Я взялся за него уже после того, как у меня отобрали паспорт и определили в бессрочную ссылку. В Норильске шла вторая волна «посадок», всех бывших заключенных («пятидесятивосьмерок», то есть осужденных по 58-й — хорошей статье из четырнадцати пунктов, их хватало на любые мыслимые и тем более немыслимые преступления) переводили из вольных в ссыльные. Нам, норильчанам, еще повезло. У нас отбирали паспорта «без отрыва от производства»: предварительно не арестовывали, не пришивали новых фантастических злодеяний, не премировали за несуществующую вину вполне реальными наказаниями в виде новых лагерных сроков — просто вызывали, просто отбирали одни документы и просто выдавали другие. И почти вежливо говорили: «Место жительства пока старое — Норильск, отдаление от него на двенадцать километров карается каторгой сроком на двадцать лет. Вам ясно? Входите, кто следующий».

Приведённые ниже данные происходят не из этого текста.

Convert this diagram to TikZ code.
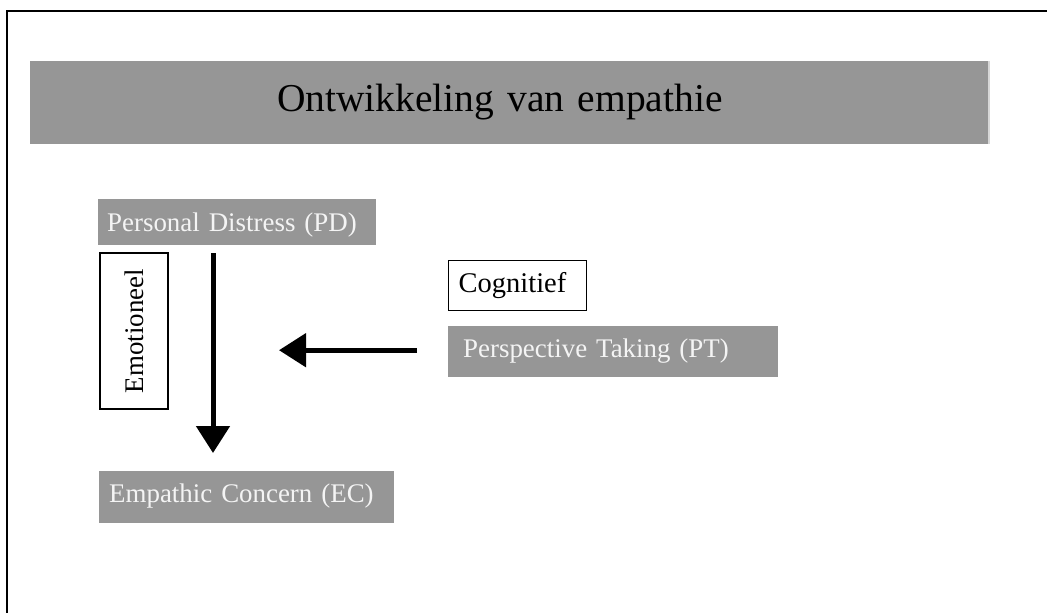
\documentclass[tikz,border=0pt]{standalone}
\usepackage{fontspec}
\setmainfont{Liberation Serif}
\usetikzlibrary{arrows.meta}
\definecolor{boxgray}{RGB}{150,150,150}
\definecolor{boxtext}{RGB}{244,244,244}
\definecolor{edgegray}{RGB}{215,215,215}
\newcommand{\boxfont}{\fontsize{26.9}{32}\selectfont}
\newcommand{\cogfont}{\fontsize{28.5}{32}\selectfont}
\newcommand{\titlefont}{\fontsize{39.5}{47}\selectfont}
\tikzset{
  graybox/.style={fill=boxgray, text=boxtext, inner ysep=0pt, anchor=north west, align=left, font=\boxfont},
  whitebox/.style={draw=black, line width=1.3pt, fill=white, text=black, inner ysep=0pt, font=\boxfont},
  bigarrow/.style={line width=5pt, -{Triangle[width=33pt,length=27pt]}},
  framepen/.style={line width=2pt, draw=black}
}
\begin{document}
\begin{tikzpicture}[x=1pt,y=-1pt]
\useasboundingbox (0,0) rectangle (1047,613);
% frame
\draw[framepen] (7,613) -- (7,11) -- (1047,11);
% title bar
\node[graybox, text=black, font=\titlefont, inner xsep=247pt, text width=464pt,
      text height=50pt, text depth=33pt] (title) at (30,61) {Ontwikkeling van empathie};
\draw[edgegray, line width=2pt] ([xshift=1pt]title.north east) -- ([xshift=1pt]title.south east);
% boxes
\node[graybox, inner xsep=9pt, text width=260pt, text height=32pt, text depth=14pt] (PD) at (98,199) {Personal Distress (PD)};
\node[graybox, inner xsep=10pt, text width=275pt, text height=31pt, text depth=21pt] (EC) at (99,471) {Empathic Concern (EC)};
\node[graybox, inner xsep=15pt, text width=300pt, text height=31pt, text depth=20pt] (PT) at (448,326) {Perspective Taking (PT)};
\node[whitebox, font=\cogfont, anchor=north west, align=left, inner xsep=10pt, text width=118pt, text height=32pt, text depth=18pt] (COG) at (448,260) {Cognitief};
\node[whitebox, rotate=90, minimum width=156pt, minimum height=68pt, inner sep=0pt] (EMO) at (134,331) {Emotioneel};
% arrows
\coordinate (vx) at (213,0);
\coordinate (hx) at (279,0);
\draw[bigarrow, shorten <=8pt, shorten >=18pt] (PD.south -| vx) -- (EC.north -| vx);
\draw[bigarrow, shorten <=31pt] ([yshift=1.5pt]PT.west) -- ([yshift=1.5pt]PT.west -| hx);
\end{tikzpicture}
\end{document}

Многие мои друзья, успевшие после освобождения укатить «на материк», так дешево не отделались. Льва Гумилева, например, арестовали, продержали в ленинградской тюрьме и отправили не то на 5, не то на 8 лет в какой-то сибирский лагерь. Миша Дорошин тоже похлебал тюремной баланды, а Виктор Лунев, о котором я еще расскажу, во второй тюрьме и втором ИТЛ так расстроил свое здоровье, что уже не смог его поправить и скончался в Усть-Каменогорске в возрасте, кратко именуемом «во цвете лет» (что-то около пятидесяти с небольшим).
Итак, став ссыльным, я бросился писать роман и закончил его через год или полтора. На новогоднем вечере наступающего 1952-го я пoзнакомился с Галиной Ленской, она быстро превратилась из очередной любовницы в жену, подругу и мать наших детей. Но Галя — особая тема, о ней надо рассказывать отдельно, ибо она — вся моя последующая жизнь, все мои человеческие и литературные успехи и неудачи. И уже в первые месяцы нашей близости она стала от руки переписывать мою пухлую рукопись, ибо моего почерка машинистки чурались как черт ладана. И все равно их приходилось упрашивать. В дальнейшем, чтобы избавиться от рабства, она сама научилась печатать — и с той поры не было ни одной моей литературной строчки, которая не была бы трижды перестукана ее пальцами, очень часто опухающими от перенапряжения.